The cows have kindly provided two new calves – both boys – and they will keep the freezer topped up in a few years time.   On the pond, we’ve discovered a family of ducklings, alongside the moorhens and kingfisher.  Mummy Duck proudly popped out with eight delightful ducklings in tow last week.

We’ve cleared part of a barn ready for the hay we might cut this year – fingers crossed that we continue to get nice, predictable chunks of dry weather – but we could also do with some rain here.  The garden, at last springing into life after the long hard winter, is already bone dry, and now it’s clear that we lost quite a few shrubs and trees  – the bay trees, some hollies and even the fig is only coming back to life from it’s very base.   Luckily, the hedges that we’ve planted around the fields in the last three years, thanks to Tir Gofal, are all getting really established.

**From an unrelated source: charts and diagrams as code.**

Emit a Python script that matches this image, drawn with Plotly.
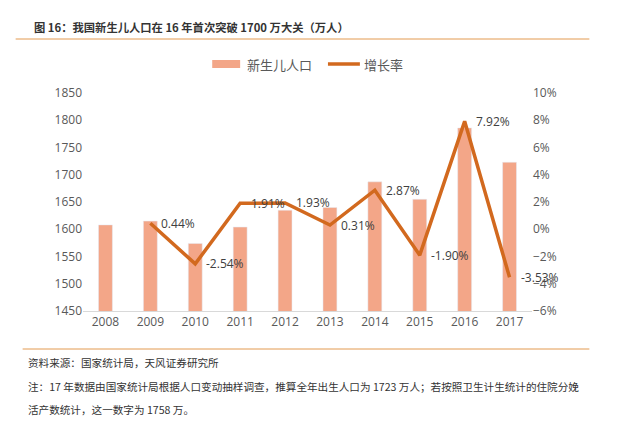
import plotly.graph_objects as go

years = ["2008", "2009", "2010", "2011", "2012", "2013", "2014", "2015", "2016", "2017"]
births = [1608, 1615, 1574, 1604, 1635, 1640, 1687, 1655, 1786, 1723]
growth_years = ["2009", "2010", "2011", "2012", "2013", "2014", "2015", "2016", "2017"]
growth = [0.44, -2.54, 1.91, 1.93, 0.31, 2.87, -1.90, 7.92, -3.53]
growth_labels = ["0.44%", "-2.54%", "1.91%", "1.93%", "0.31%", "2.87%", "-1.90%", "7.92%", "-3.53%"]

W, H = 628, 426
L, R, T, B = 82.5, 532.5, 93, 311
BAR_C = "#F3A688"
LINE_C = "#D2691E"
CJK = "Noto Sans CJK SC"
NUM = "Open Sans, Noto Sans, sans-serif"

def px(x):
    return (x - L) / (R - L)

def py(y):
    return (B - y) / (B - T)

fig = go.Figure()
fig.add_trace(go.Bar(x=years, y=births, marker_color=BAR_C, width=0.31,
                     name="新生儿人口", showlegend=False))
fig.add_trace(go.Scatter(x=growth_years, y=growth, yaxis="y2", mode="lines",
                         line=dict(color=LINE_C, width=3.5), name="增长率",
                         showlegend=False))

ann = []
for xv, yv, t in zip(growth_years, growth, growth_labels):
    ann.append(dict(x=years.index(xv), y=yv, xref="x", yref="y2", text=t, showarrow=False,
                    xanchor="left", yanchor="middle", xshift=9,
                    font=dict(family=NUM, size=12, color="#404040")))

# title and footnotes
ann.append(dict(x=px(31), y=py(27), xref="paper", yref="paper", xanchor="left", yanchor="middle",
                text="<b>图 16：我国新生儿人口在 16 年首次突破 1700 万大关（万人）</b>", showarrow=False,
                font=dict(family=CJK, size=11.3, color="#333333")))
ann.append(dict(x=px(25), y=py(362), xref="paper", yref="paper", xanchor="left", yanchor="middle",
                text="资料来源：国家统计局，天风证券研究所", showarrow=False,
                font=dict(family=CJK, size=10.6, color="#333333")))
ann.append(dict(x=px(25), y=py(386), xref="paper", yref="paper", xanchor="left", yanchor="middle",
                text="注：17 年数据由国家统计局根据人口变动抽样调查，推算全年出生人口为 1723 万人；若按照卫生计生统计的住院分娩",
                showarrow=False, font=dict(family=CJK, size=10.6, color="#333333")))
ann.append(dict(x=px(25), y=py(409), xref="paper", yref="paper", xanchor="left", yanchor="middle",
                text="活产数统计，这一数字为 1758 万。", showarrow=False,
                font=dict(family=CJK, size=10.6, color="#333333")))
# legend texts
ann.append(dict(x=px(245), y=py(64), xref="paper", yref="paper", xanchor="left", yanchor="middle",
                text="新生儿人口", showarrow=False, font=dict(family=CJK, size=13, color="#595959")))
ann.append(dict(x=px(362), y=py(64), xref="paper", yref="paper", xanchor="left", yanchor="middle",
                text="增长率", showarrow=False, font=dict(family=CJK, size=13, color="#595959")))

shapes = [
    dict(type="line", xref="paper", yref="paper", x0=px(15), x1=px(590), y0=py(39), y1=py(39),
         line=dict(color="#E39A50", width=1)),
    dict(type="line", xref="paper", yref="paper", x0=px(22), x1=px(590), y0=py(349), y1=py(349),
         line=dict(color="#E39A50", width=1)),
    dict(type="rect", xref="paper", yref="paper", x0=px(212), x1=px(240), y0=py(60), y1=py(68),
         fillcolor=BAR_C, line=dict(width=0)),
    dict(type="line", xref="paper", yref="paper", x0=px(328), x1=px(360), y0=py(64), y1=py(64),
         line=dict(color=LINE_C, width=3.5)),
]

fig.update_layout(
    width=W, height=H,
    margin=dict(l=L, r=W - R, t=T, b=H - B),
    paper_bgcolor="white", plot_bgcolor="white",
    showlegend=False,
    xaxis=dict(type="category", range=[-0.5, len(years) - 0.5], autorange=False,
               showgrid=False, showline=True, linecolor="#D9D9D9", linewidth=1,
               ticks="", tickfont=dict(family=NUM, size=12, color="#595959")),
    yaxis=dict(range=[1450, 1850], dtick=50, showgrid=False, zeroline=False, showline=False,
               ticks="", tickfont=dict(family=NUM, size=12, color="#595959")),
    yaxis2=dict(range=[-6, 10], dtick=2, overlaying="y", side="right", showgrid=False,
                zeroline=False, showline=False, ticksuffix="%", ticks="",
                tickfont=dict(family=NUM, size=12, color="#595959")),
    annotations=ann,
    shapes=shapes,
)

fig.write_html("out.html", config={"displayModeBar": False},
               post_script="document.body.style.margin='0px';")
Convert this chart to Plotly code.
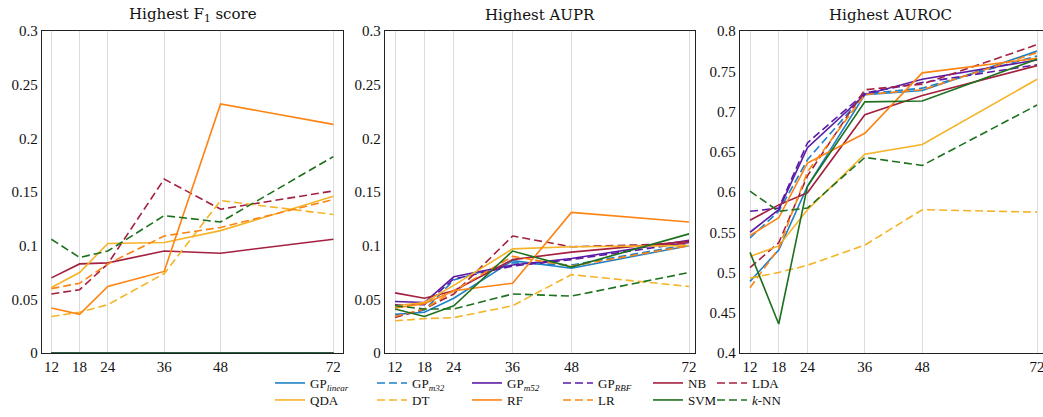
import plotly.graph_objects as go

# ---------------- data ----------------
window_hours = [12, 18, 24, 36, 48, 72]

model_keys = ["GP_linear", "GP_m32", "GP_m52", "GP_RBF", "NB", "LDA",
              "QDA", "DT", "RF", "LR", "SVM", "kNN"]
model_labels = ["GP<sub><i>linear</i></sub>", "GP<sub><i>m32</i></sub>",
                "GP<sub><i>m52</i></sub>", "GP<sub><i>RBF</i></sub>",
                "NB", "LDA", "QDA", "DT", "RF", "LR", "SVM", "<i>k</i>-NN"]

f1_scores = {
    "GP_linear": [0, 0, 0, 0, 0, 0],
    "GP_m32":    [0, 0, 0, 0, 0, 0],
    "GP_m52":    [0, 0, 0, 0, 0, 0],
    "GP_RBF":    [0, 0, 0, 0, 0, 0],
    "NB":        [0.070, 0.083, 0.084, 0.095, 0.093, 0.106],
    "LDA":       [0.055, 0.059, 0.083, 0.162, 0.134, 0.151],
    "QDA":       [0.061, 0.075, 0.102, 0.103, 0.114, 0.146],
    "DT":        [0.034, 0.038, 0.045, 0.074, 0.142, 0.129],
    "RF":        [0.042, 0.036, 0.062, 0.076, 0.232, 0.213],
    "LR":        [0.060, 0.065, 0.083, 0.109, 0.117, 0.143],
    "SVM":       [0, 0, 0, 0, 0, 0],
    "kNN":       [0.106, 0.089, 0.095, 0.128, 0.122, 0.183],
}

aupr_scores = {
    "GP_linear": [0.036, 0.038, 0.051, 0.086, 0.079, 0.100],
    "GP_m32":    [0.034, 0.040, 0.068, 0.084, 0.082, 0.101],
    "GP_m52":    [0.048, 0.047, 0.071, 0.082, 0.088, 0.105],
    "GP_RBF":    [0.045, 0.045, 0.069, 0.081, 0.087, 0.103],
    "NB":        [0.056, 0.051, 0.058, 0.087, 0.094, 0.104],
    "LDA":       [0.033, 0.041, 0.055, 0.109, 0.099, 0.102],
    "QDA":       [0.044, 0.047, 0.063, 0.097, 0.099, 0.100],
    "DT":        [0.030, 0.032, 0.033, 0.044, 0.073, 0.062],
    "RF":        [0.042, 0.046, 0.058, 0.065, 0.131, 0.122],
    "LR":        [0.034, 0.041, 0.058, 0.090, 0.081, 0.100],
    "SVM":       [0.041, 0.034, 0.044, 0.095, 0.080, 0.111],
    "kNN":       [0.044, 0.041, 0.041, 0.055, 0.053, 0.075],
}

auroc_scores = {
    "GP_linear": [0.489, 0.528, 0.607, 0.721, 0.726, 0.775],
    "GP_m32":    [0.543, 0.576, 0.640, 0.722, 0.729, 0.769],
    "GP_m52":    [0.550, 0.578, 0.655, 0.721, 0.740, 0.764],
    "GP_RBF":    [0.576, 0.580, 0.661, 0.723, 0.736, 0.758],
    "NB":        [0.565, 0.584, 0.599, 0.696, 0.720, 0.757],
    "LDA":       [0.506, 0.537, 0.620, 0.727, 0.734, 0.783],
    "QDA":       [0.520, 0.533, 0.578, 0.647, 0.659, 0.740],
    "DT":        [0.493, 0.500, 0.509, 0.534, 0.578, 0.575],
    "RF":        [0.546, 0.568, 0.636, 0.673, 0.748, 0.766],
    "LR":        [0.481, 0.530, 0.625, 0.721, 0.727, 0.773],
    "SVM":       [0.525, 0.436, 0.607, 0.712, 0.713, 0.765],
    "kNN":       [0.601, 0.576, 0.580, 0.643, 0.633, 0.708],
}

panel_titles = ["Highest F<sub>1</sub> score", "Highest AUPR", "Highest AUROC"]
low_ticks = [0, 0.05, 0.1, 0.15, 0.2, 0.25, 0.3]
low_tick_text = ["0", "0.05", "0.1", "0.15", "0.2", "0.25", "0.3"]
high_ticks = [0.4, 0.45, 0.5, 0.55, 0.6, 0.65, 0.7, 0.75, 0.8]
high_tick_text = ["0.4", "0.45", "0.5", "0.55", "0.6", "0.65", "0.7", "0.75", "0.8"]

# ---------------- styles ----------------
BLUE, PURPLE, CRIMSON = "#1f80c6", "#5a1aa6", "#a3203f"
GOLD, ORANGE, GREEN = "#f5b327", "#fd8312", "#1d701d"
colors = [BLUE, BLUE, PURPLE, PURPLE, CRIMSON, CRIMSON,
          GOLD, GOLD, ORANGE, ORANGE, GREEN, GREEN]
dashes = ["solid", "8px,4px"] * 6
FONT = "Liberation Serif"
TITLE_FONT = "DejaVu Serif"

W, H = 1043, 417
ML, MR, MT, MB = 42, 0, 31, 64
PW = W - ML - MR
PH = H - MT - MB

def px_x(p):
    return (p - ML) / PW

def px_y(p):
    return (H - MB - p) / PH

domains = [[px_x(42), px_x(343)], [px_x(385), px_x(695)], [px_x(740), 1.0]]
xranges = [[10, 74.05], [9.96, 73.22], [9.9, 73.25]]
yranges = [[0, 0.3], [0, 0.3], [0.4, 0.8]]
datasets = [f1_scores, aupr_scores, auroc_scores]

# legend column text starts (px) and row centres (px)
legend_text_x = [310, 412, 507, 598, 688, 752]
legend_rows = [383, 400]

fig = go.Figure()

for p, data in enumerate(datasets):
    ax = "" if p == 0 else str(p + 1)
    for i, key in enumerate(model_keys):
        col = i % 6
        row = i // 6
        leg_id = col + 6 * row + 1
        fig.add_trace(go.Scatter(
            x=window_hours, y=data[key], mode="lines",
            name=model_labels[i],
            line=dict(color=colors[i], width=1.6, dash=dashes[i]),
            xaxis="x" + ax, yaxis="y" + ax,
            legend="legend" if leg_id == 1 else "legend%d" % leg_id,
            showlegend=(p == 0),
            legendgroup=key,
            hoverinfo="skip",
        ))

layout = dict(
    width=W, height=H,
    margin=dict(l=ML, r=MR, t=MT, b=MB, autoexpand=False),
    paper_bgcolor="white", plot_bgcolor="white",
    font=dict(family=FONT, size=15, color="#111"),
    annotations=[],
)

for p in range(3):
    ax = "" if p == 0 else str(p + 1)
    low = p < 2
    layout["xaxis" + ax] = dict(
        domain=domains[p], range=xranges[p], anchor="y" + ax,
        tickvals=window_hours, ticktext=[str(v) for v in window_hours],
        showgrid=True, gridcolor="#dcdcdc", gridwidth=1,
        showline=True, linecolor="#222", linewidth=1.3, mirror=True,
        ticks="", zeroline=False, tickfont=dict(family=FONT, size=15),
        automargin=False, ticklabeloverflow="allow",
    )
    layout["yaxis" + ax] = dict(
        domain=[0, 1], range=yranges[p], anchor="x" + ax,
        tickvals=low_ticks if low else high_ticks,
        ticktext=low_tick_text if low else high_tick_text,
        showgrid=False, showline=True, linecolor="#222", linewidth=1.3,
        mirror=(p < 2), ticks="", zeroline=False,
        tickfont=dict(family=FONT, size=15), automargin=False,
    )
    layout["annotations"].append(dict(
        text=panel_titles[p], xref="paper", yref="paper",
        x=(domains[p][0] + domains[p][1]) / 2 if p < 2 else px_x(890),
        y=px_y(15), xanchor="center", yanchor="middle",
        showarrow=False, font=dict(family=TITLE_FONT, size=15, color="#111"),
    ))

for r in range(2):
    for c in range(6):
        leg_id = c + 6 * r + 1
        name = "legend" if leg_id == 1 else "legend%d" % leg_id
        layout[name] = dict(
            x=px_x(legend_text_x[c] - 40), y=px_y(legend_rows[r]),
            xanchor="left", yanchor="middle",
            orientation="v", bgcolor="rgba(0,0,0,0)", borderwidth=0,
            font=dict(family=FONT, size=13, color="#111"),
            itemwidth=30, tracegroupgap=0,
        )

fig.update_layout(**layout)
fig.write_html("out.html",
               config={"displayModeBar": False},
               post_script="document.body.style.margin='0';document.body.style.padding='0';")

This year we’ll be restoring the area round the ponds so that we can get round them and enjoy them more easily.  Doesn’t take long for the nettles, brambles and weed trees to take hold.  And we want the space back for some relaxing gatherings…

On the work front, I’m delighted to be joining Ashridge Business School as an Associate Consultant, alongside developing my own business through my consulting network.  Working with Ashridge allows me to work with some great colleagues on the bigger projects with some very exciting global clients.  Can’t wait!